Federal health experts will initiate air testing next week on several hundred trailers offered to people displaced by Hurricane Katrina in 2005 after complaints were made of health problems attributed to exposure to formaldehyde.
U. S. health officials said Thursday that approximately 500 of the nearly 46,000 trailers and mobile homes provided by the government to people in Louisiana and Mississippi who lost their homes in the aftermath of Hurricane Katrina will be tested for formaldehyde.
The U. S. Centers for Disease Control and Prevention will begin to test indoor air-quality on Dec. 21 and testing is expected to last five weeks.
The CDC was requested to conduct the analysis by the U.S. Federal Emergency Management Agency. Jim Stark, director of the FEMA Transitional Recovery Office of New Orleans, said approximately 3,700 people had expressed fears that the health problems they have been experiencing are due to exposure to formaldehyde in their trailers.
These people have been offered housing alternatives. “In most cases, this will mean a trip to a motel or a hotel until appropriate rental units can be found,” Stark said.
Air quality tests were supposed to be performed last month but were postponed. Questions over possible dangerous levels of formaldehyde had appeared as long as a year ago. Results of the upcoming testing should be disclosed by mid-February, officials said.

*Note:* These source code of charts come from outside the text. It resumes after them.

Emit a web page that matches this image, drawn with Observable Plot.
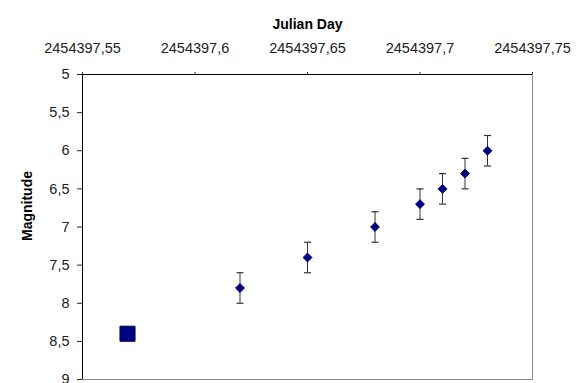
<!DOCTYPE html>
<html>
<head>
<meta charset="utf-8">
<script src="https://cdn.jsdelivr.net/npm/d3@7"></script>
<script src="https://cdn.jsdelivr.net/npm/@observablehq/plot@0.6"></script>
<style>
  html, body { margin: 0; padding: 0; background: #fff; }
  svg { display: block; }
</style>
</head>
<body>
<div id="chart"></div>
<script>
// Julian Day and magnitude values
const squareDays = [2454397.57];
const squareMags = [8.4];

const diamondDays = [2454397.62, 2454397.65, 2454397.68, 2454397.70, 2454397.71, 2454397.72, 2454397.73];
const diamondMags = [7.8, 7.4, 7.0, 6.7, 6.5, 6.3, 6.0];
const diamondErrs = [0.2, 0.2, 0.2, 0.2, 0.2, 0.2, 0.2];

const xTicks = [2454397.55, 2454397.60, 2454397.65, 2454397.70, 2454397.75];
const yTicks = [5, 5.5, 6, 6.5, 7, 7.5, 8, 8.5, 9];

const xTitle = "Julian Day";
const yTitle = "Magnitude";

const squares = squareDays.map((d, i) => ({day: d, mag: squareMags[i]}));
const diamonds = diamondDays.map((d, i) => ({
  day: d, mag: diamondMags[i],
  lo: diamondMags[i] - diamondErrs[i], hi: diamondMags[i] + diamondErrs[i]
}));

const xFmt = v => d3.format(".2~f")(v).replace(".", ",");
const yFmt = v => d3.format(".1~f")(v).replace(".", ",");

const cap = { draw(ctx) { ctx.moveTo(-3.5, 0); ctx.lineTo(3.5, 0); } };

const chart = Plot.plot({
  width: 578,
  height: 383,
  marginLeft: 82,
  marginRight: 46,
  marginTop: 74,
  marginBottom: 4,
  style: { fontFamily: "Liberation Sans, Arial, sans-serif", fontSize: "14.5px", color: "#222", background: "#fff" },
  x: {
    domain: [xTicks[0], xTicks[xTicks.length - 1]],
    axis: "top", ticks: xTicks, tickFormat: xFmt, tickSize: 3, tickPadding: 19, label: null
  },
  y: {
    domain: [yTicks[0], yTicks[yTicks.length - 1]], reverse: true,
    ticks: yTicks, tickFormat: yFmt, tickSize: 5, tickPadding: 8, label: null
  },
  marks: [
    Plot.frame({ stroke: "#8c8c8c" }),
    Plot.ruleY([yTicks[0]], { stroke: "#000" }),
    Plot.ruleX([xTicks[0]], { stroke: "#000" }),
    Plot.ruleX(diamonds, { x: "day", y1: "lo", y2: "hi", stroke: "#333", strokeWidth: 1 }),
    Plot.dot(diamonds, { x: "day", y: "lo", symbol: cap, stroke: "#333", strokeWidth: 1.2 }),
    Plot.dot(diamonds, { x: "day", y: "hi", symbol: cap, stroke: "#333", strokeWidth: 1.2 }),
    Plot.dot(diamonds, { x: "day", y: "mag", symbol: "diamond2", r: 4, fill: "#000080", stroke: "#000080", strokeWidth: 1 }),
    Plot.dot(squares, { x: "day", y: "mag", symbol: "square", r: 8.5, fill: "#000080", stroke: "#000060", strokeWidth: 1 }),
    Plot.text([xTitle], { frameAnchor: "top", dy: -55, fontWeight: "bold", fontSize: 14, fill: "#000" }),
    Plot.text([yTitle], { frameAnchor: "left", dx: -55, dy: 14, rotate: -90, fontWeight: "bold", fontSize: 14, fill: "#000" })
  ]
});

document.getElementById("chart").append(chart);
</script>
</body>
</html>
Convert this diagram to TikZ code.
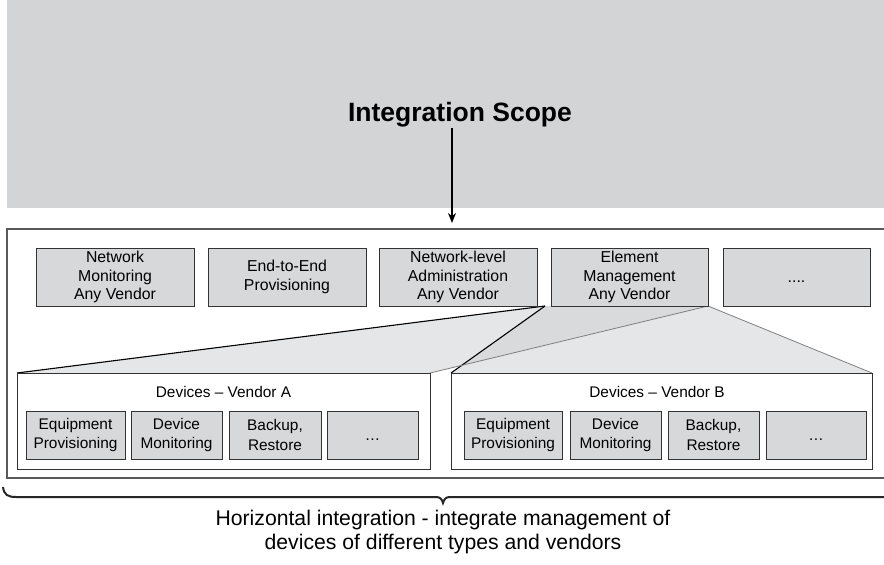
\documentclass[tikz,border=0pt]{standalone}
\usepackage{fontspec}
\setmainfont{Liberation Sans}
\usetikzlibrary{arrows.meta}
\definecolor{topgray}{HTML}{D3D4D6}
\definecolor{boxgray}{HTML}{D7D8DA}
\definecolor{fangray}{HTML}{E5E6E7}
\definecolor{overgray}{HTML}{D9DADC}
\definecolor{edge}{HTML}{333333}
\definecolor{frame}{HTML}{5A5A5A}
\begin{document}
\begin{tikzpicture}[x=1pt,y=-1pt,
  topbox/.style={draw=edge, line width=1pt, fill=boxgray, minimum height=58pt,
    align=center, inner sep=0pt, font=\fontsize{15.8}{18.6}\selectfont},
  smallbox/.style={draw=edge, line width=1pt, fill=boxgray, minimum height=48pt,
    align=center, inner sep=0pt, font=\fontsize{15.4}{19.5}\selectfont},
  devbox/.style={draw=edge, line width=1pt, fill=white, minimum height=96pt, inner sep=0pt},
  devlabel/.style={font=\fontsize{15.4}{18}\selectfont, inner sep=0pt},
  fanblack/.style={draw=black, line width=1.1pt},
  fangrayline/.style={draw=gray, line width=0.8pt}]
\useasboundingbox (0,0) rectangle (884,565);

% top gray area
\fill[topgray] (7,0) rectangle (884,208);
\node[font=\bfseries\fontsize{26.5}{30}\selectfont, inner sep=0pt] (scope) at (460,115) {Integration Scope};
\coordinate (arrowstart) at (452,128);
\coordinate (arrowend) at (452,223);
\draw[line width=1.4pt, -{Stealth[length=10pt,width=8pt]}] (arrowstart) -- (arrowend);

% outer frame
\draw[frame, line width=1.6pt] (890,229) -- (7,229) -- (7,478) -- (890,478);

% fan coordinates
\coordinate (fl) at (545,306);
\coordinate (fr) at (708,306);
\coordinate (aL) at (17,373);
\coordinate (aR) at (430,373);
\coordinate (bL) at (451,373);
\coordinate (bR) at (872,373);
\coordinate (ov) at (463,365);

\fill[fangray] (fl) -- (fr) -- (aR) -- (aL) -- cycle;
\fill[fangray] (fl) -- (fr) -- (bR) -- (bL) -- cycle;
\fill[overgray] (fl) -- (fr) -- (ov) -- cycle;
\draw[fanblack] (fl) -- (aL);
\draw[fanblack] (fl) -- (bL);
\draw[fangrayline] (fr) -- (aR);
\draw[fangrayline] (fr) -- (bR);

% top row boxes
\node[topbox, minimum width=158pt] (nm) at (115,277) {Network\\Monitoring\\Any Vendor};
\node[topbox, minimum width=158pt] (ee) at (287,277) {End-to-End\\Provisioning};
\node[topbox, minimum width=158pt] (na) at (458,277) {Network-level\\Administration\\Any Vendor};
\node[topbox, minimum width=157pt] (em) at (629.5,277) {Element\\Management\\Any Vendor};
\node[topbox, minimum width=147pt] (more) at (796.5,277) {\vphantom{A}....};

% devices A
\node[devbox, minimum width=413pt] (devA) at (223.5,421) {};
\node[devlabel] (devAl) at (223.5,392) {Devices – Vendor A};
\node[smallbox, minimum width=99pt] (a1) at (75.5,435) {Equipment\\Provisioning};
\node[smallbox, minimum width=91pt] (a2) at (176.5,435) {Device\\Monitoring};
\node[smallbox, minimum width=92pt] (a3) at (275,435) {Backup,\\Restore};
\node[smallbox, minimum width=91pt] (a4) at (372.5,435) {\vphantom{A}…};

% devices B
\node[devbox, minimum width=421pt] (devB) at (661.5,421) {};
\node[devlabel] (devBl) at (657,392) {Devices – Vendor B};
\node[smallbox, minimum width=98pt] (b1) at (513,435) {Equipment\\Provisioning};
\node[smallbox, minimum width=91pt] (b2) at (615.5,435) {Device\\Monitoring};
\node[smallbox, minimum width=91pt] (b3) at (713.5,435) {Backup,\\Restore};
\node[smallbox, minimum width=100pt] (b4) at (816,435) {\vphantom{A}…};

% brace
\draw[line width=2pt, black!85] (3,487) .. controls (4,495) and (8,497) .. (16,497)
  -- (436,497) .. controls (440,497) and (442,499) .. (443,503)
  .. controls (444,499) and (446,497) .. (450,497) -- (890,497);

\node[align=center, font=\fontsize{21.2}{23.5}\selectfont, inner sep=0pt] (caption) at (443,532)
  {Horizontal integration - integrate management of\\devices of different types and vendors};
\end{tikzpicture}
\end{document}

Formaldehyde is a common preservative and embalming fluid, and a chemical used in the manufacture of the trailers. It can cause respiratory problems such as bronchitis and is known to cause cancer; formaldehyde has been classified as a carcinogen by the International Agency for Research on Cancer.
Tens of thousands of people were displaced by Hurricanes Katrina and Rita and were provided with temporary housing by the government. Nearly 48,000 households continue to live in the trailers and mobile homes.
Henry Falk, director of the CDC's Coordinating Center for Environmental Health and Injury Prevention, said standards do not exist at the moment indicating air quality in trailers.
The federal government does not have a “single, safe, line-in-the-sand level of formaldehyde level exposure that is acceptable,” Howard Frumkin, director of the CDC's National Center for Environmental Health, said.
Questionnaires will be handed to residents of trailers exploring how the trailers are used. Officials will also be looking for other possible reasons for the health problems, such as heavy mold.
In November, the FEMA suspended the sale of its used trailers to residents and said that these constructions would no longer be used in the case of future disasters.